Eine Randnotiz über einen genialen Poeten
Der Literat Friedrich von Hardenberg, genannt Novalis, feierte in dieser Woche seinen 250. Geburtstag
Neudietendorf. In diesen Tagen wurde in den Medien in Thüringen und Sachsen-Anhalt am 2. Mai 2022 an den 250. Geburtstag eines Mannes erinnert, dem nur ein kurzes, aber intensives Leben beschieden war: Friedrich von Hardenberg, als Novalis in der Literatur bekannt. Unter den Poeten seiner Zeit war er mit zwei richtigen Berufen, als Jurist und Bergbau-Meister, eine absolute Ausnahme in der Vielseitigkeit seiner Bildung.
Die Stationen seiner Biografie sind heute ein Medienthema und als Erinnerungsorte gekennzeichnet. Eine Ausnahme in der Reihe der Novalis-Städte macht da die Gemeinde Neudietendorf, welche der streng pietistische Vater Freiherr Erasmus von Hardenberg für seine ersten beiden Kinder, die Tochter Caroline und den Sohn Friedrich, für die Schulausbildung bis zur Konfirmation festgelegt hatte.
Unterschiedliche Angaben zu
„Fritz“von Hardenbergs Kindheit
In dem zwischen Gotha und Erfurt gelegenen Ort gab es seit zwei Generationen eine Ansiedlung der Herrnhuter Brüdergemeine. Diese bestand aus Flüchtlingen, die aus Glaubensgründen mit ihren Familien
aus Böhmen und Mähren (Tschechien) gekommen waren. Sie verstanden sich als reformierte evangelische Christen nach Jan Hus und Johann Amos Comenius und suchten ihre neue Heimat in deutschen Ländern, wie in Sachsen, Sachsen-Anhalt oder Thüringen.
In dem im Jahre 1995 erschienen Heimatbuch „Neudietendorf“, herausgegeben vom Kunstverlag Gotha, wird ausgeführt, dass der Schuljunge Fritz von Hardenberg die Schule der Brüdergemeine besuchte und auf die Konfirmation vorbereitet wurde.

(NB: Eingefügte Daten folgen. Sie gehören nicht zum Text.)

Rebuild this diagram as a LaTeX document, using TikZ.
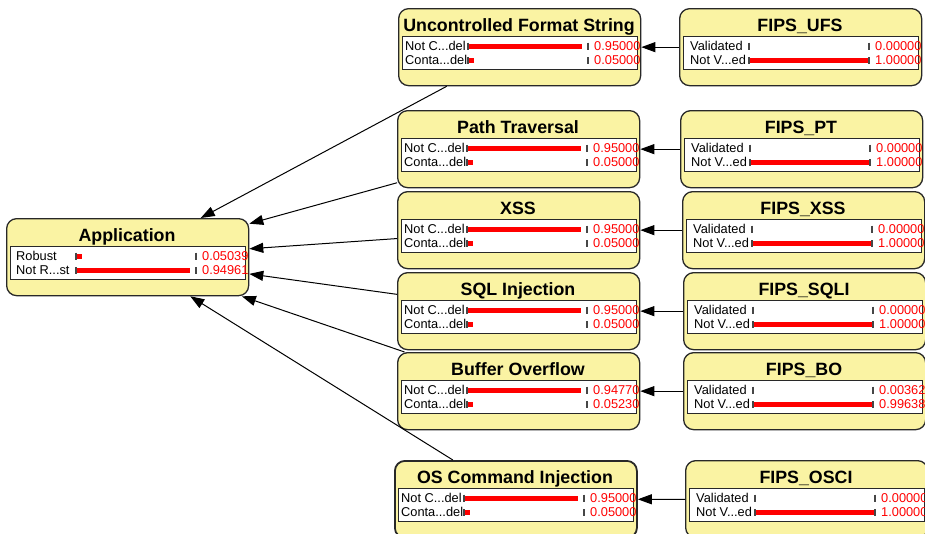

Da hat vermutlich die Forschung inzwischen neuere Daten aus den Archiven gewonnen. Die englische Schriftstellerin Penelope Fitzgerald erzählt in ihrem Roman „Die blaue Blume“die Kindheit des jungen Fritz etwas anders (Originalausgabe 1995, deutsche Auflage 2019).
Danach erfüllte die Schwester Caroline die Aufgaben des strengen Tagesablaufes in der pietistischen Schule und im Internat sehr gut. Bruder Fritz aber brachte seine Lehrer und den Prediger dazu, dass letzterer den Freiherrn von Hardenberg aufforderte, seinen Sohn aus der Lehranstalt abzuholen. Der Junge stelle immerzu Fragen, sei aber nicht bereit, die Antworten zu akzeptieren. Er sei verträumt und werde kein annehmbares Mitglied der Gemeinde werden, so der Prediger. Damit hatte sich diese Ausbildung nach wenigen Monaten erledigt, Fritz war von der Schule bei der Brüdergemeine mit deren Intoleranz
anhaltend geprägt, kam zurück nach Oberwiederstedt und erhielt in einer für die Eltern finanziell schwierigen Zeit Privatunterricht, bis er in Eisleben das Gymnasium abschloß.
Novalis begann seine berufliche Laufbahn in Bad Tennstedt
Das Jurastudium beendete er mit gutem Erfolg, ebenso das Bergbaufach mit der stark naturwissenschaftlichen Ausrichtung. Die erste berufliche Station war in Thüringen das Landratsamt (Bad) Tennstedt, wo er sich auf dem benachbarten Schloss Grüningen in die junge Sophie von Kühn verliebte, welche in seinen Dichtungen eine wichtige Rolle spielen sollte. Danach lebte und arbeitete er wieder in Weißenfels, in der Salinen- und Bergbauverwaltung.
Die Schriftstellerei betrieb der vielseitige Novalis immer neben seinem Beruf. Durch seinen frühen Tod im 29. Lebensjahr hat er die Veröffentlichung der meisten seiner Werke nicht mehr selbst erleben können.
Dennoch ist er ein genialer Vertreter des Jenaer Romantikerkreises und der Frühromantik in der Literatur und Zeitgeschichte, sowie der geistige Schöpfer der „Blauen Blume“.